- _Excerpt from a dataset_

---

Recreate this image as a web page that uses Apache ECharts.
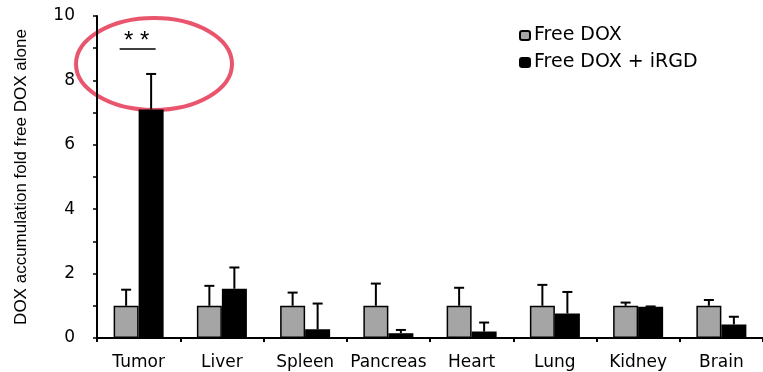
<!DOCTYPE html>
<html>
<head>
<meta charset="utf-8">
<script src="https://cdn.jsdelivr.net/npm/echarts@6/dist/echarts.min.js"></script>
<style>
  html, body { margin: 0; padding: 0; background: #fff; }
  #chart { width: 763px; height: 372px; }
</style>
</head>
<body>
<div id="chart"></div>
<script>
// Organ categories and fold-change values
const organs = ['Tumor', 'Liver', 'Spleen', 'Pancreas', 'Heart', 'Lung', 'Kidney', 'Brain'];
const freeDox = [1, 1, 1, 1, 1, 1, 1, 1];
const freeDoxErr = [1.5, 1.62, 1.41, 1.69, 1.56, 1.65, 1.1, 1.18];      // top of error bar
const doxIrgd = [7.1, 1.53, 0.27, 0.15, 0.2, 0.76, 0.97, 0.42];
const doxIrgdErr = [8.2, 2.19, 1.07, 0.25, 0.48, 1.43, 0.98, 0.66];     // top of error bar
const yTicks = [0, 2, 4, 6, 8, 10];

const SANS = 'Liberation Sans, Arial, sans-serif';
const WIDE = 'DejaVu Sans, Verdana, sans-serif';
const BAR_W = 25;

const chart = echarts.init(document.getElementById('chart'));

function errorSeries(tops, bases, side) {
  return {
    type: 'custom',
    silent: true,
    z: 1,
    data: organs.map((o, i) => [i, bases[i], tops[i]]),
    renderItem: function (params, api) {
      const idx = api.value(0);
      const base = api.coord([idx, api.value(1)]);
      const top = api.coord([idx, api.value(2)]);
      const x = base[0] + side * BAR_W / 2;
      const cap = 5;
      return {
        type: 'group',
        children: [
          { type: 'line', shape: { x1: x, y1: base[1], x2: x, y2: top[1] },
            style: { stroke: '#000', lineWidth: 2 } },
          { type: 'line', shape: { x1: x - cap, y1: top[1], x2: x + cap, y2: top[1] },
            style: { stroke: '#000', lineWidth: 2 } }
        ]
      };
    }
  };
}

chart.setOption({
  animation: false,
  grid: { left: 97, right: 0, top: 16, bottom: 34, containLabel: false },
  legend: {
    orient: 'vertical',
    left: 514,
    top: 21,
    itemWidth: 10,
    itemHeight: 9,
    itemGap: 8,
    textStyle: { fontFamily: WIDE, fontSize: 19, color: '#000', padding: [0, 0, 0, -1] },
    data: ['Free DOX', 'Free DOX + iRGD']
  },
  xAxis: {
    type: 'category',
    data: organs,
    axisLine: { lineStyle: { color: '#000', width: 2 } },
    axisTick: { show: true, length: 4, lineStyle: { color: '#000', width: 2 } },
    axisLabel: { color: '#000', fontFamily: WIDE, fontSize: 17, margin: 16, interval: 0 }
  },
  yAxis: {
    type: 'value',
    min: 0,
    max: 10,
    interval: 1,
    name: 'DOX accumulation fold free DOX alone',
    nameLocation: 'middle',
    nameGap: 67,
    nameTextStyle: { fontFamily: SANS, fontSize: 17, color: '#000' },
    axisLine: { show: true, lineStyle: { color: '#000', width: 2 } },
    axisTick: { show: true, length: 4, lineStyle: { color: '#000', width: 1.5 } },
    splitLine: { show: false },
    axisLabel: {
      color: '#000', fontFamily: WIDE, fontSize: 17, margin: 22,
      formatter: v => (yTicks.indexOf(v) >= 0 ? String(v) : '')
    }
  },
  series: [
    errorSeries(freeDoxErr, freeDox, -1),
    errorSeries(doxIrgdErr, doxIrgd, 1),
    {
      name: 'Free DOX',
      type: 'bar',
      z: 2,
      barWidth: BAR_W,
      barGap: '0%',
      data: freeDox,
      itemStyle: { color: '#a5a5a5', borderColor: '#000', borderWidth: 1.5 }
    },
    {
      name: 'Free DOX + iRGD',
      type: 'bar',
      z: 2,
      barWidth: BAR_W,
      barGap: '0%',
      data: doxIrgd,
      itemStyle: { color: '#000', borderColor: '#000', borderWidth: 1.5 }
    }
  ]
});

// Significance marker over the tumor pair, with highlighting ring
const cx = chart.convertToPixel({ xAxisIndex: 0 }, 0);
const yBar = 49;
chart.setOption({
  graphic: [
    { type: 'line', shape: { x1: cx - 19, y1: yBar, x2: cx + 17, y2: yBar },
      style: { stroke: '#000', lineWidth: 1.5 } },
    { type: 'text', x: cx - 2, y: yBar - 20,
      style: { text: '* *', fontFamily: SANS, fontSize: 24, fill: '#000',
               align: 'center', verticalAlign: 'top' } },
    { type: 'ellipse', shape: { cx: 154, cy: 64, rx: 78, ry: 46 },
      style: { fill: 'none', stroke: '#e9556c', lineWidth: 4 } }
  ]
});
</script>
</body>
</html>
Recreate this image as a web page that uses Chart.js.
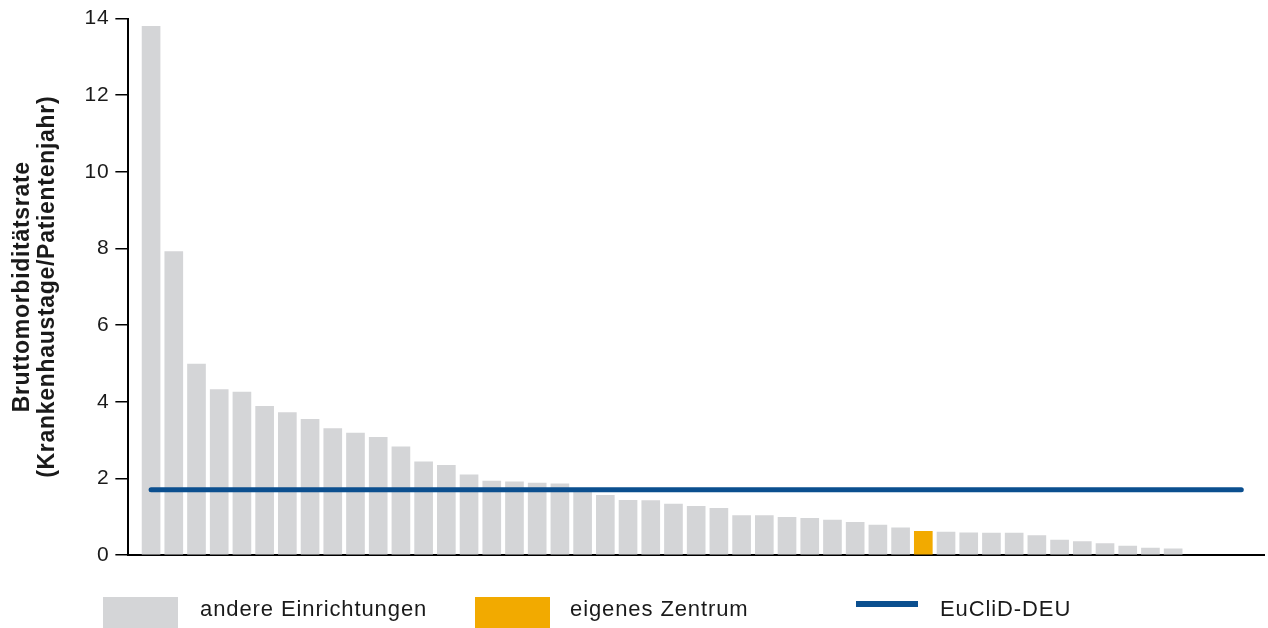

---

- _PROBLEM TO SOLVE_
Give every line back word for word and leave the pictures out.

- _WRITTEN ANSWER_
Recreate this image as a web page that uses Apache ECharts.
<!DOCTYPE html>
<html>
<head>
<meta charset="utf-8">
<script src="https://cdn.jsdelivr.net/npm/echarts@6/dist/echarts.min.js"></script>
<style>
  html, body { margin: 0; padding: 0; background: #fff; }
  #chart { width: 763px; height: 372px; }
</style>
</head>
<body>
<div id="chart"></div>
<script>
// Organ categories and fold-change values
const organs = ['Tumor', 'Liver', 'Spleen', 'Pancreas', 'Heart', 'Lung', 'Kidney', 'Brain'];
const freeDox = [1, 1, 1, 1, 1, 1, 1, 1];
const freeDoxErr = [1.5, 1.62, 1.41, 1.69, 1.56, 1.65, 1.1, 1.18];      // top of error bar
const doxIrgd = [7.1, 1.53, 0.27, 0.15, 0.2, 0.76, 0.97, 0.42];
const doxIrgdErr = [8.2, 2.19, 1.07, 0.25, 0.48, 1.43, 0.98, 0.66];     // top of error bar
const yTicks = [0, 2, 4, 6, 8, 10];

const SANS = 'Liberation Sans, Arial, sans-serif';
const WIDE = 'DejaVu Sans, Verdana, sans-serif';
const BAR_W = 25;

const chart = echarts.init(document.getElementById('chart'));

function errorSeries(tops, bases, side) {
  return {
    type: 'custom',
    silent: true,
    z: 1,
    data: organs.map((o, i) => [i, bases[i], tops[i]]),
    renderItem: function (params, api) {
      const idx = api.value(0);
      const base = api.coord([idx, api.value(1)]);
      const top = api.coord([idx, api.value(2)]);
      const x = base[0] + side * BAR_W / 2;
      const cap = 5;
      return {
        type: 'group',
        children: [
          { type: 'line', shape: { x1: x, y1: base[1], x2: x, y2: top[1] },
            style: { stroke: '#000', lineWidth: 2 } },
          { type: 'line', shape: { x1: x - cap, y1: top[1], x2: x + cap, y2: top[1] },
            style: { stroke: '#000', lineWidth: 2 } }
        ]
      };
    }
  };
}

chart.setOption({
  animation: false,
  grid: { left: 97, right: 0, top: 16, bottom: 34, containLabel: false },
  legend: {
    orient: 'vertical',
    left: 514,
    top: 21,
    itemWidth: 10,
    itemHeight: 9,
    itemGap: 8,
    textStyle: { fontFamily: WIDE, fontSize: 19, color: '#000', padding: [0, 0, 0, -1] },
    data: ['Free DOX', 'Free DOX + iRGD']
  },
  xAxis: {
    type: 'category',
    data: organs,
    axisLine: { lineStyle: { color: '#000', width: 2 } },
    axisTick: { show: true, length: 4, lineStyle: { color: '#000', width: 2 } },
    axisLabel: { color: '#000', fontFamily: WIDE, fontSize: 17, margin: 16, interval: 0 }
  },
  yAxis: {
    type: 'value',
    min: 0,
    max: 10,
    interval: 1,
    name: 'DOX accumulation fold free DOX alone',
    nameLocation: 'middle',
    nameGap: 67,
    nameTextStyle: { fontFamily: SANS, fontSize: 17, color: '#000' },
    axisLine: { show: true, lineStyle: { color: '#000', width: 2 } },
    axisTick: { show: true, length: 4, lineStyle: { color: '#000', width: 1.5 } },
    splitLine: { show: false },
    axisLabel: {
      color: '#000', fontFamily: WIDE, fontSize: 17, margin: 22,
      formatter: v => (yTicks.indexOf(v) >= 0 ? String(v) : '')
    }
  },
  series: [
    errorSeries(freeDoxErr, freeDox, -1),
    errorSeries(doxIrgdErr, doxIrgd, 1),
    {
      name: 'Free DOX',
      type: 'bar',
      z: 2,
      barWidth: BAR_W,
      barGap: '0%',
      data: freeDox,
      itemStyle: { color: '#a5a5a5', borderColor: '#000', borderWidth: 1.5 }
    },
    {
      name: 'Free DOX + iRGD',
      type: 'bar',
      z: 2,
      barWidth: BAR_W,
      barGap: '0%',
      data: doxIrgd,
      itemStyle: { color: '#000', borderColor: '#000', borderWidth: 1.5 }
    }
  ]
});

// Significance marker over the tumor pair, with highlighting ring
const cx = chart.convertToPixel({ xAxisIndex: 0 }, 0);
const yBar = 49;
chart.setOption({
  graphic: [
    { type: 'line', shape: { x1: cx - 19, y1: yBar, x2: cx + 17, y2: yBar },
      style: { stroke: '#000', lineWidth: 1.5 } },
    { type: 'text', x: cx - 2, y: yBar - 20,
      style: { text: '* *', fontFamily: SANS, fontSize: 24, fill: '#000',
               align: 'center', verticalAlign: 'top' } },
    { type: 'ellipse', shape: { cx: 154, cy: 64, rx: 78, ry: 46 },
      style: { fill: 'none', stroke: '#e9556c', lineWidth: 4 } }
  ]
});
</script>
</body>
</html>
Recreate this image as a web page that uses Chart.js.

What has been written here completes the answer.